Is motion really relative? I had a question that had been bothering me for some time. I tried to come up with an explanation but I wanted to know whether it is right. 

Imagine two different observers say A & B floating in space in their corresponding frames say P&Q with nothing else surrounding them. A observes that B is accelerating away from him and B observes that A is accelerating away from him. I feel that this situation is completely symmetrical for both A & B and thus if the motion is actually relative, then the observations of both A & B must be similar. However, then how is it possible that only one of them say, A, happens to observe a ball in his hand following Newton's laws of motion showing that he is in an inertial frame of reference whereas a ball in the hands of B seems to be acted upon by pseudoforces? 
  Basically, my question is what is the reason for the seemingly asymmetry between them ?

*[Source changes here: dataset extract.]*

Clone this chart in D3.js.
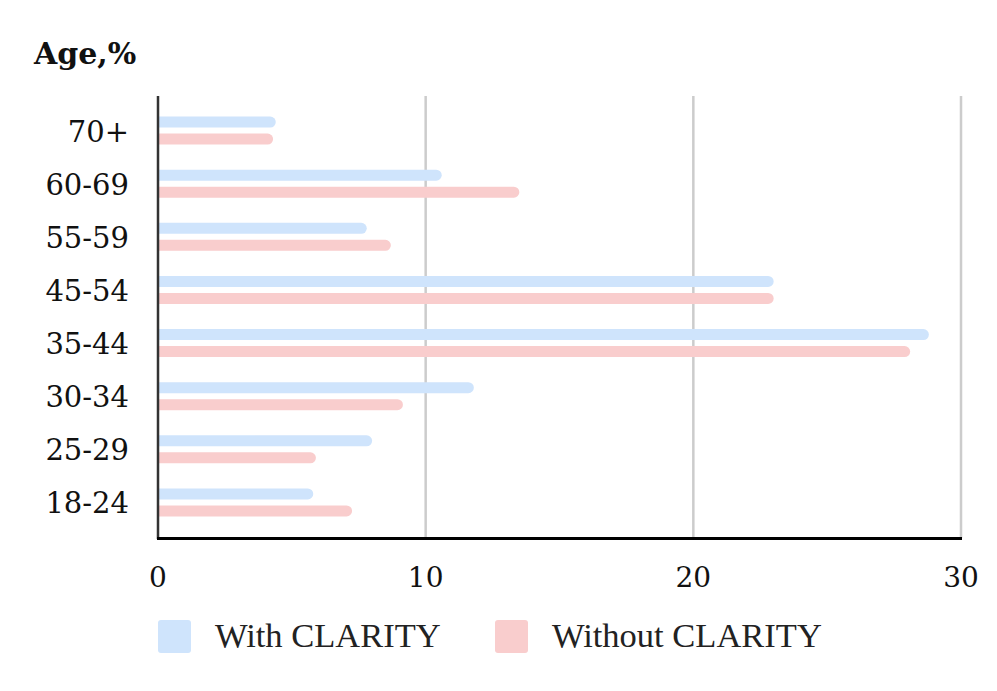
<!DOCTYPE html>
<html><head><meta charset="utf-8">
<script src="https://cdn.jsdelivr.net/npm/d3@7"></script>
<style>body{margin:0;background:#fff}</style>
</head><body>
<svg id="c" width="997" height="691"></svg>
<script>
const categories = ["70+","60-69","55-59","45-54","35-44","30-34","25-29","18-24"];
const withClarity = [4.4,10.6,7.8,23.0,28.8,11.8,8.0,5.8];
const withoutClarity = [4.3,13.5,8.7,23.0,28.1,9.15,5.9,7.25];
const seriesNames = ["With CLARITY","Without CLARITY"];
const xTicks = [0,10,20,30];
const colors = ["#cfe4fc","#f9cdcd"];

const svg = d3.select("#c");
const x = d3.scaleLinear().domain([0,30]).range([158,961]);
const y = d3.scaleBand().domain(categories).range([104,529]);
const serif = "'DejaVu Serif', serif";
const legendFont = "'Liberation Serif', serif";

// gridlines
svg.append("g").selectAll("line").data(xTicks.filter(d=>d>0)).join("line")
  .attr("x1",d=>x(d)).attr("x2",d=>x(d)).attr("y1",96).attr("y2",538)
  .attr("stroke","#cccccc").attr("stroke-width",2.5);

// bars
const series = [withClarity, withoutClarity];
const barH = 11, offs = [-8.5, 8.5];
series.forEach((vals,si)=>{
  svg.append("g").selectAll("path").data(categories).join("path")
    .attr("fill",colors[si])
    .attr("d",(c,i)=>{
      const cy = y(c)+y.bandwidth()/2+offs[si];
      const x0 = x(0), x1 = x(vals[i]), r = barH/2;
      return `M${x0},${cy-r}H${x1-r}A${r},${r} 0 0 1 ${x1-r},${cy+r}H${x0}Z`;
    });
});

// axes lines
svg.append("line").attr("x1",158).attr("x2",158).attr("y1",96).attr("y2",539)
  .attr("stroke","#333").attr("stroke-width",2.5);
svg.append("line").attr("x1",157).attr("x2",962).attr("y1",538.5).attr("y2",538.5)
  .attr("stroke","#000").attr("stroke-width",3);

// x tick labels
svg.append("g").selectAll("text").data(xTicks).join("text")
  .attr("x",d=>x(d)).attr("y",587).attr("text-anchor","middle")
  .attr("font-family",serif).attr("font-size",28).attr("fill","#111")
  .text(d=>d);

// y labels
svg.append("g").selectAll("text").data(categories).join("text")
  .attr("x",129).attr("y",c=>y(c)+y.bandwidth()/2+11).attr("text-anchor","end")
  .attr("font-family",serif).attr("font-size",29).attr("fill","#111")
  .text(d=>d);

// title
svg.append("text").attr("x",34).attr("y",64).attr("font-family",serif)
  .attr("font-weight","bold").attr("font-size",30).attr("fill","#111").text("Age,%");

// legend
const lg = svg.append("g").selectAll("g").data(seriesNames).join("g")
  .attr("transform",(d,i)=>`translate(${[158,495][i]},620)`);
lg.append("rect").attr("width",33).attr("height",33).attr("rx",3)
  .attr("fill",(d,i)=>colors[i]);
lg.append("text").attr("x",57).attr("y",27).attr("font-family",legendFont)
  .attr("font-size",34.5).attr("fill","#222").text(d=>d);
</script>
</body></html>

 A: Motion is relative but acceleration is absolute. You can know if you are being accelerated without any reference to the outside world. You will feel it in your internal organs and if you carry out an experiment you will observe pseudo forces, even if you don't look outside your space ship.
If a body A feels none of these effects and sees that another body B is being accelerated ´relative´ to it, then A is in an inertial frame (but it is unknown whether it is at rest, since this is relative) and B must be accelerating. This is not symmetrical, since B will feel an acceleration.
A: 
...what is the reason for the seemingly asymmetry between them ?

People and balls and most other things don't just accelerate. If you are accelerating, it's because something is pushing you. If only one of "A" or "B" is feeling the push, then that obviously is not a "completely symmetrical" situation.

how is it possible that...a ball in the hands of B seems to be acted upon by pseudoforces?

If B thinks that a pseudoforce is acting on the ball, that's because a real force is acting on B, but not acting on the ball.  B chooses to ignore the force that they feel, and pretends that their own frame of reference is unaccelerated.
A: There are really 3 cases possible in this situation:
1) Only A accelerates with respect to an inertial frame,
2) Only B accelerates with respect to an inertial frame,
3) Both of them accelerate 
In all of the cases mentioned above we can get the same relative acceleration, and this is why we will not be able to decide which case is actually happening if the only information that we have is about their relative acceleration.
In a sense, the situation is not symmetric at all. But, it becomes symmetric when we look at it from a reference frame P or Q. This is similar to how we cannot differentiate between us accelerating towards the Earth and a lift in space accelerating towards us with an acceleration equal to $g$.